■ **Dataset section**
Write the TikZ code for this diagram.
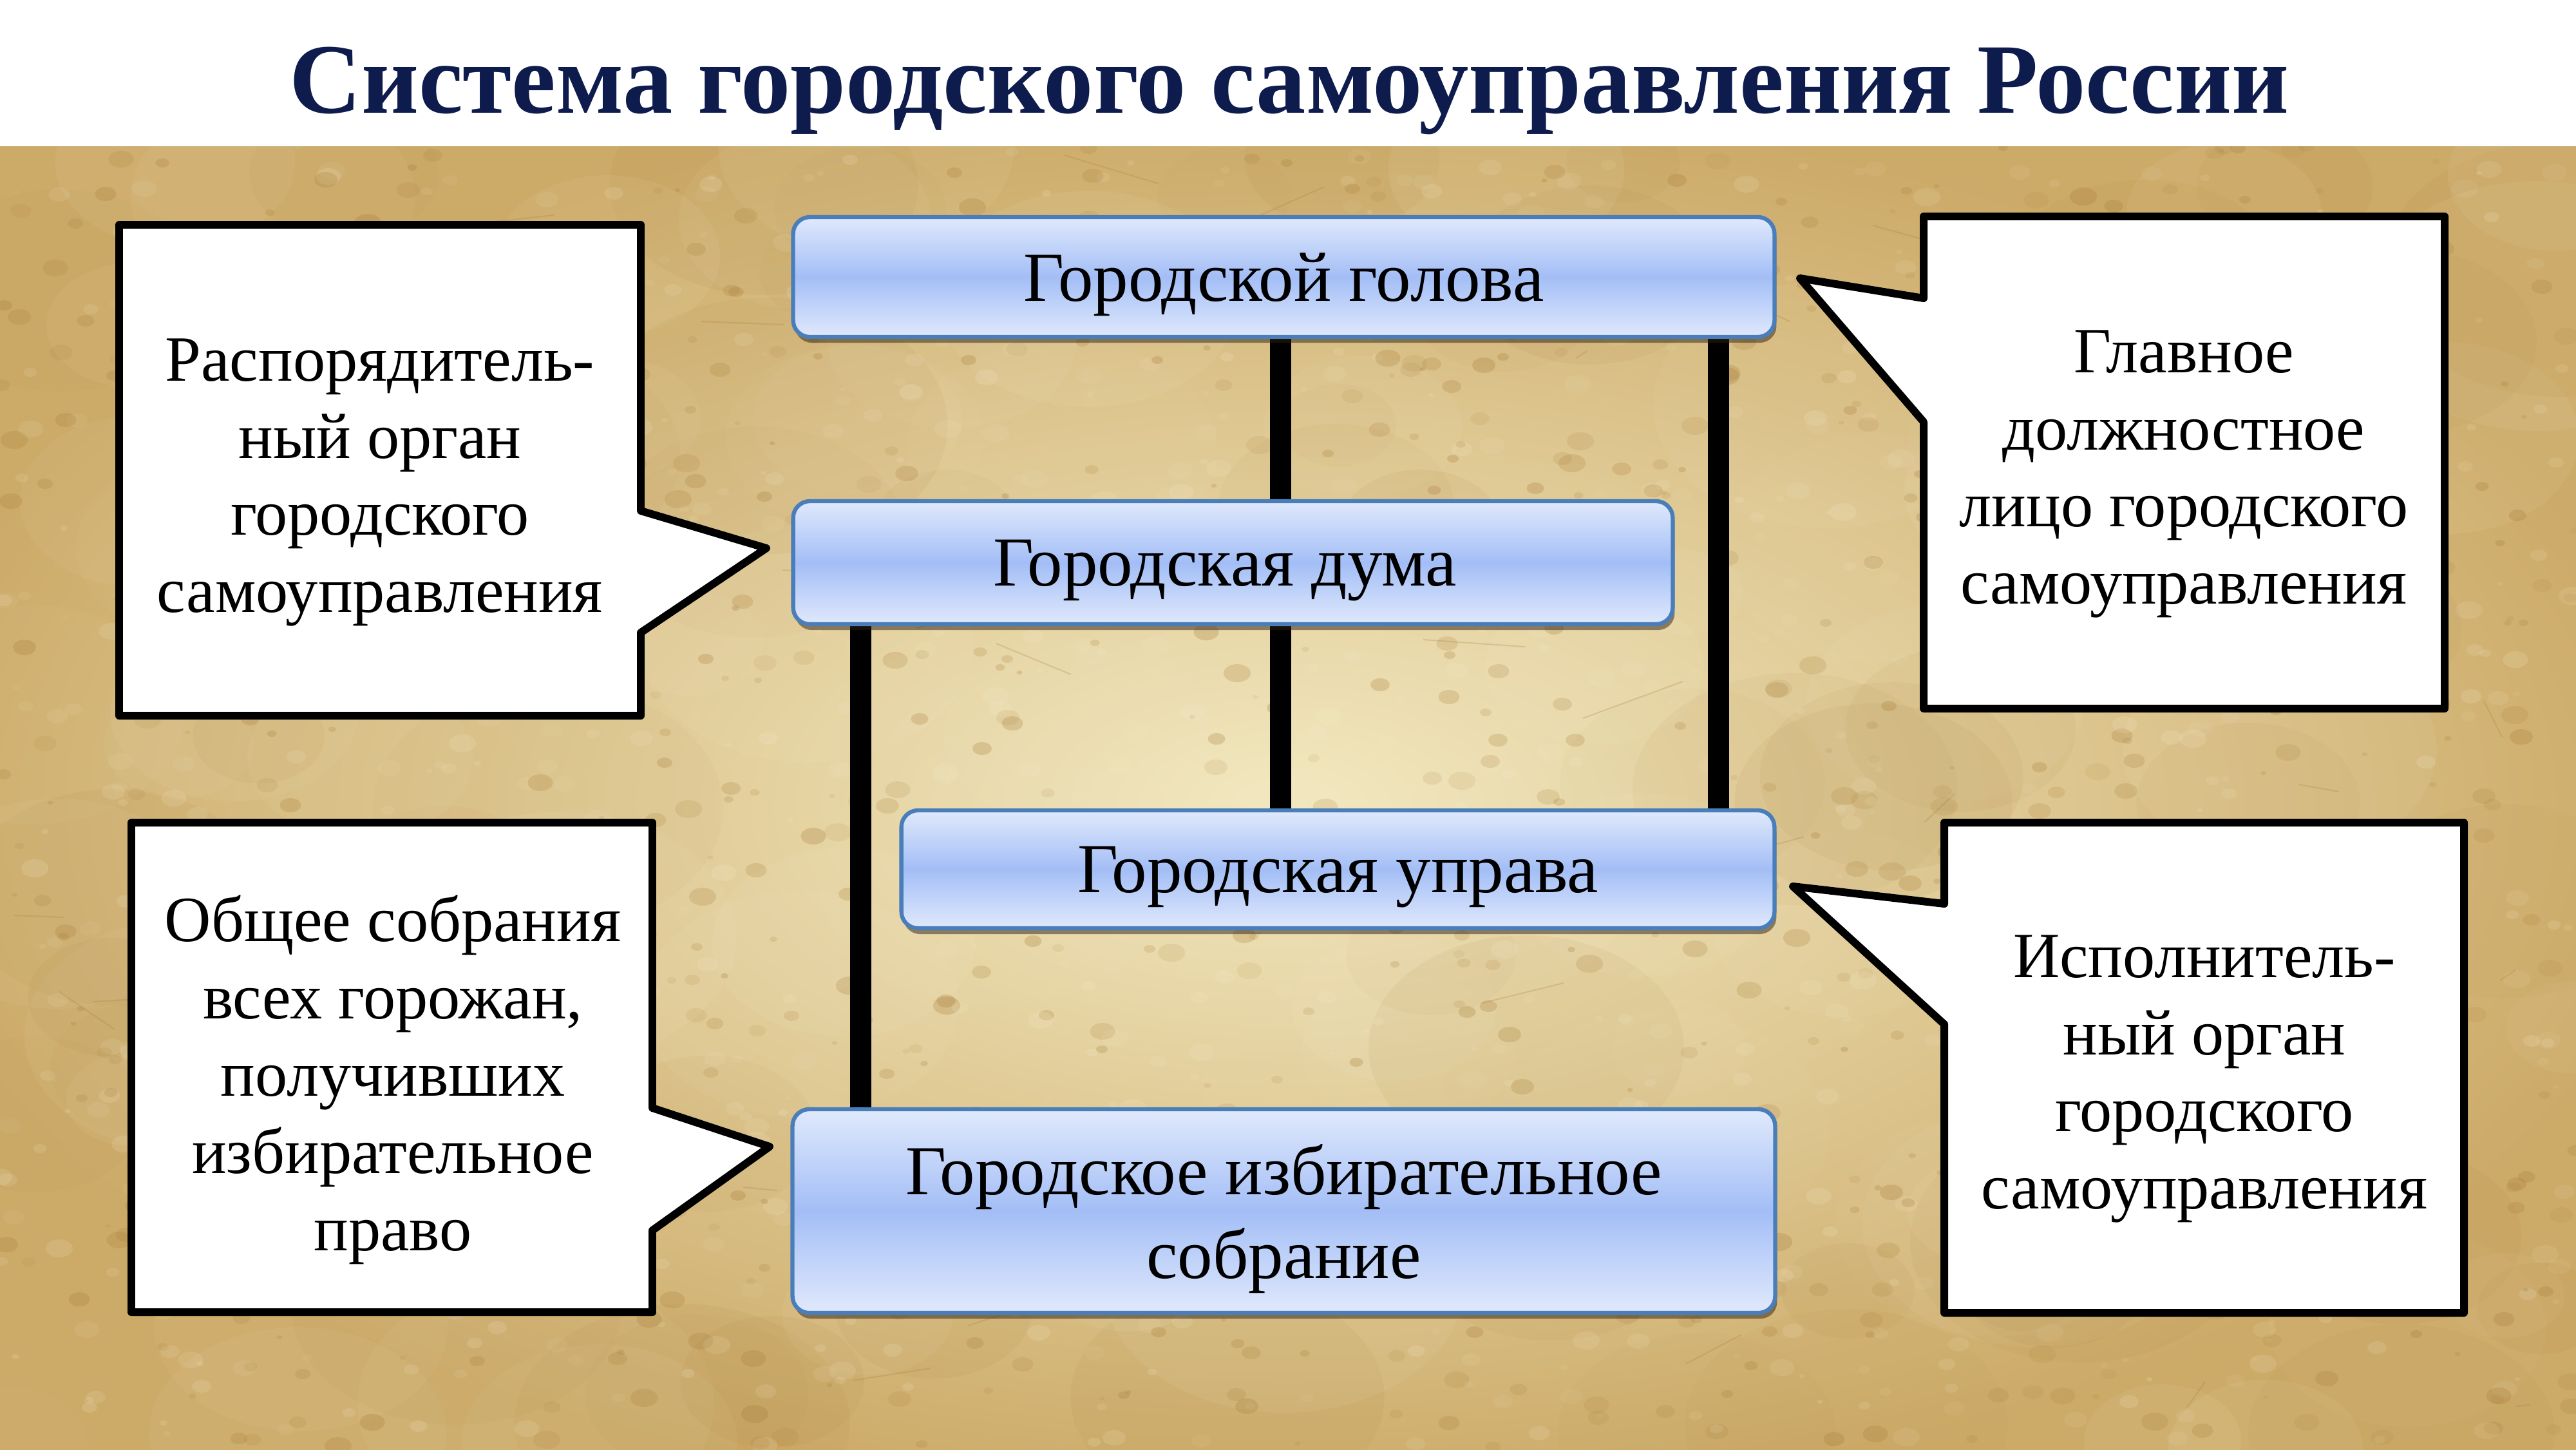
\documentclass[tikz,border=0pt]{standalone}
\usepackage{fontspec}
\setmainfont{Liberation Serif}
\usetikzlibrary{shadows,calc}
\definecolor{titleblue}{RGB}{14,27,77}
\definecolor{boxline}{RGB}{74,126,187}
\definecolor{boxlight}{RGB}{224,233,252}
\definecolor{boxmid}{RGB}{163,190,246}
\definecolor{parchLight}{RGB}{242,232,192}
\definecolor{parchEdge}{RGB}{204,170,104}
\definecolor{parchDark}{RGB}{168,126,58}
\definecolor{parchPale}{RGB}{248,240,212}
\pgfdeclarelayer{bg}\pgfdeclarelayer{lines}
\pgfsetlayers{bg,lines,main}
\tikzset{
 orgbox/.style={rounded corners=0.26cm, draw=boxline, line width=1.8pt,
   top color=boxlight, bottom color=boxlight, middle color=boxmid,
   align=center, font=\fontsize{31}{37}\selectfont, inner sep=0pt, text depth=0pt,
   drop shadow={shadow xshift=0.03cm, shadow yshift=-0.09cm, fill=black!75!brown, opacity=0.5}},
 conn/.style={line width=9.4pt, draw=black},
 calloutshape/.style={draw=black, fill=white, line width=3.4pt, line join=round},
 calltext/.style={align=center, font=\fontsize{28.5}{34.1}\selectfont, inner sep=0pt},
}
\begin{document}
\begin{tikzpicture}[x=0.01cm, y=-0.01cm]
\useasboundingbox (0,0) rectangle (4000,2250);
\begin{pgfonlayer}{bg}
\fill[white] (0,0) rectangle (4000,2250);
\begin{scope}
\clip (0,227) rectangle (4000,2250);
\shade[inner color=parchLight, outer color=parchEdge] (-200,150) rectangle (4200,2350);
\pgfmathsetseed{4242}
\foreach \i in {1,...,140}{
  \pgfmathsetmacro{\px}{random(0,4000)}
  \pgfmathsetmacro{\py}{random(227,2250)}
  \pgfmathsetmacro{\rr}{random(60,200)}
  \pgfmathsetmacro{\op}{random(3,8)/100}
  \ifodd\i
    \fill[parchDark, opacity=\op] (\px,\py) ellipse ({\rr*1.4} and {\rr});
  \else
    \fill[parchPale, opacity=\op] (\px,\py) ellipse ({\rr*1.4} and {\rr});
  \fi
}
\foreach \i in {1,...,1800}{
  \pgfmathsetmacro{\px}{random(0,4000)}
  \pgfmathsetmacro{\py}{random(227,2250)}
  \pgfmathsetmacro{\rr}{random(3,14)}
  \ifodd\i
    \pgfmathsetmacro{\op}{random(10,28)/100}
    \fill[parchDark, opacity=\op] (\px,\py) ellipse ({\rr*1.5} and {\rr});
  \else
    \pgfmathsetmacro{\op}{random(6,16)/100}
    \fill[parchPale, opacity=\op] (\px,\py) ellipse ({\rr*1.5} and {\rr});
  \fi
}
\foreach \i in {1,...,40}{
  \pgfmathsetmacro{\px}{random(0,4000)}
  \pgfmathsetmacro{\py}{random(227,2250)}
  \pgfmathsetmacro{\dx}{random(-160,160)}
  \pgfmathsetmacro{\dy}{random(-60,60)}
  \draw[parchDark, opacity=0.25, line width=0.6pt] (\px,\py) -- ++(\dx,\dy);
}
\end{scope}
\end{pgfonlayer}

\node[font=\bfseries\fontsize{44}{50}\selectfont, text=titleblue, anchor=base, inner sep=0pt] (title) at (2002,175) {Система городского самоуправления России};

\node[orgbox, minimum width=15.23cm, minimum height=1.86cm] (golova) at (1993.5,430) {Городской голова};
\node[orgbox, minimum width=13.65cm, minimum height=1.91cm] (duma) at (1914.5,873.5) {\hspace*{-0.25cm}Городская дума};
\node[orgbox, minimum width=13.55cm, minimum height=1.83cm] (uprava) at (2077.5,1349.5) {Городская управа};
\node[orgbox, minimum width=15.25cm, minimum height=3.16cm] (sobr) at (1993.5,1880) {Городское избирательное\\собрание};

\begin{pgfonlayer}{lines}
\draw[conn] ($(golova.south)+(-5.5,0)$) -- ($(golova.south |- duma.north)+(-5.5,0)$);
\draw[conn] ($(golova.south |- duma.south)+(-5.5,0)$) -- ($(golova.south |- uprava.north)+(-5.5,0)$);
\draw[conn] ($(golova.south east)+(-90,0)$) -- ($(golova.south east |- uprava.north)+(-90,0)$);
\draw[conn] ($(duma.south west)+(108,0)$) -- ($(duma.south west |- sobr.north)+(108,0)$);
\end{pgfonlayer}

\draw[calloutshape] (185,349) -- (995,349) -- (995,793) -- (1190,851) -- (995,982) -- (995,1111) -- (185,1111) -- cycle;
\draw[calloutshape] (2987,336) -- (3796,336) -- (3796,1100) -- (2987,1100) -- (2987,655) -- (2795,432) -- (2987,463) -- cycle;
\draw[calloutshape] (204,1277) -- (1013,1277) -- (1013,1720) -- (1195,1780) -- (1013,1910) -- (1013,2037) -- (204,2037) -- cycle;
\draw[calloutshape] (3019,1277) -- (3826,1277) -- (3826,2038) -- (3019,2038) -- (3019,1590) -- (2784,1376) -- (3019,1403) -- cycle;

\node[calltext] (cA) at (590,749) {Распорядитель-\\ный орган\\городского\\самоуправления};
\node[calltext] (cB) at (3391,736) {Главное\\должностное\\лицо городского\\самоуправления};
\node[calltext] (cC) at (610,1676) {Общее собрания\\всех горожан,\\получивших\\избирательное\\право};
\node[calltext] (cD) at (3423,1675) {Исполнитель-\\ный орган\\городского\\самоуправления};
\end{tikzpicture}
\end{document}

■ **Directive**
Write the listing above out again exactly, dropping each image.

■ **Task solution**
Write the TikZ code for this diagram.
\documentclass[tikz,border=0pt]{standalone}
\usepackage{fontspec}
\setmainfont{Liberation Serif}
\usetikzlibrary{shadows,calc}
\definecolor{titleblue}{RGB}{14,27,77}
\definecolor{boxline}{RGB}{74,126,187}
\definecolor{boxlight}{RGB}{224,233,252}
\definecolor{boxmid}{RGB}{163,190,246}
\definecolor{parchLight}{RGB}{242,232,192}
\definecolor{parchEdge}{RGB}{204,170,104}
\definecolor{parchDark}{RGB}{168,126,58}
\definecolor{parchPale}{RGB}{248,240,212}
\pgfdeclarelayer{bg}\pgfdeclarelayer{lines}
\pgfsetlayers{bg,lines,main}
\tikzset{
 orgbox/.style={rounded corners=0.26cm, draw=boxline, line width=1.8pt,
   top color=boxlight, bottom color=boxlight, middle color=boxmid,
   align=center, font=\fontsize{31}{37}\selectfont, inner sep=0pt, text depth=0pt,
   drop shadow={shadow xshift=0.03cm, shadow yshift=-0.09cm, fill=black!75!brown, opacity=0.5}},
 conn/.style={line width=9.4pt, draw=black},
 calloutshape/.style={draw=black, fill=white, line width=3.4pt, line join=round},
 calltext/.style={align=center, font=\fontsize{28.5}{34.1}\selectfont, inner sep=0pt},
}
\begin{document}
\begin{tikzpicture}[x=0.01cm, y=-0.01cm]
\useasboundingbox (0,0) rectangle (4000,2250);
\begin{pgfonlayer}{bg}
\fill[white] (0,0) rectangle (4000,2250);
\begin{scope}
\clip (0,227) rectangle (4000,2250);
\shade[inner color=parchLight, outer color=parchEdge] (-200,150) rectangle (4200,2350);
\pgfmathsetseed{4242}
\foreach \i in {1,...,140}{
  \pgfmathsetmacro{\px}{random(0,4000)}
  \pgfmathsetmacro{\py}{random(227,2250)}
  \pgfmathsetmacro{\rr}{random(60,200)}
  \pgfmathsetmacro{\op}{random(3,8)/100}
  \ifodd\i
    \fill[parchDark, opacity=\op] (\px,\py) ellipse ({\rr*1.4} and {\rr});
  \else
    \fill[parchPale, opacity=\op] (\px,\py) ellipse ({\rr*1.4} and {\rr});
  \fi
}
\foreach \i in {1,...,1800}{
  \pgfmathsetmacro{\px}{random(0,4000)}
  \pgfmathsetmacro{\py}{random(227,2250)}
  \pgfmathsetmacro{\rr}{random(3,14)}
  \ifodd\i
    \pgfmathsetmacro{\op}{random(10,28)/100}
    \fill[parchDark, opacity=\op] (\px,\py) ellipse ({\rr*1.5} and {\rr});
  \else
    \pgfmathsetmacro{\op}{random(6,16)/100}
    \fill[parchPale, opacity=\op] (\px,\py) ellipse ({\rr*1.5} and {\rr});
  \fi
}
\foreach \i in {1,...,40}{
  \pgfmathsetmacro{\px}{random(0,4000)}
  \pgfmathsetmacro{\py}{random(227,2250)}
  \pgfmathsetmacro{\dx}{random(-160,160)}
  \pgfmathsetmacro{\dy}{random(-60,60)}
  \draw[parchDark, opacity=0.25, line width=0.6pt] (\px,\py) -- ++(\dx,\dy);
}
\end{scope}
\end{pgfonlayer}

\node[font=\bfseries\fontsize{44}{50}\selectfont, text=titleblue, anchor=base, inner sep=0pt] (title) at (2002,175) {Система городского самоуправления России};

\node[orgbox, minimum width=15.23cm, minimum height=1.86cm] (golova) at (1993.5,430) {Городской голова};
\node[orgbox, minimum width=13.65cm, minimum height=1.91cm] (duma) at (1914.5,873.5) {\hspace*{-0.25cm}Городская дума};
\node[orgbox, minimum width=13.55cm, minimum height=1.83cm] (uprava) at (2077.5,1349.5) {Городская управа};
\node[orgbox, minimum width=15.25cm, minimum height=3.16cm] (sobr) at (1993.5,1880) {Городское избирательное\\собрание};

\begin{pgfonlayer}{lines}
\draw[conn] ($(golova.south)+(-5.5,0)$) -- ($(golova.south |- duma.north)+(-5.5,0)$);
\draw[conn] ($(golova.south |- duma.south)+(-5.5,0)$) -- ($(golova.south |- uprava.north)+(-5.5,0)$);
\draw[conn] ($(golova.south east)+(-90,0)$) -- ($(golova.south east |- uprava.north)+(-90,0)$);
\draw[conn] ($(duma.south west)+(108,0)$) -- ($(duma.south west |- sobr.north)+(108,0)$);
\end{pgfonlayer}

\draw[calloutshape] (185,349) -- (995,349) -- (995,793) -- (1190,851) -- (995,982) -- (995,1111) -- (185,1111) -- cycle;
\draw[calloutshape] (2987,336) -- (3796,336) -- (3796,1100) -- (2987,1100) -- (2987,655) -- (2795,432) -- (2987,463) -- cycle;
\draw[calloutshape] (204,1277) -- (1013,1277) -- (1013,1720) -- (1195,1780) -- (1013,1910) -- (1013,2037) -- (204,2037) -- cycle;
\draw[calloutshape] (3019,1277) -- (3826,1277) -- (3826,2038) -- (3019,2038) -- (3019,1590) -- (2784,1376) -- (3019,1403) -- cycle;

\node[calltext] (cA) at (590,749) {Распорядитель-\\ный орган\\городского\\самоуправления};
\node[calltext] (cB) at (3391,736) {Главное\\должностное\\лицо городского\\самоуправления};
\node[calltext] (cC) at (610,1676) {Общее собрания\\всех горожан,\\получивших\\избирательное\\право};
\node[calltext] (cD) at (3423,1675) {Исполнитель-\\ный орган\\городского\\самоуправления};
\end{tikzpicture}
\end{document}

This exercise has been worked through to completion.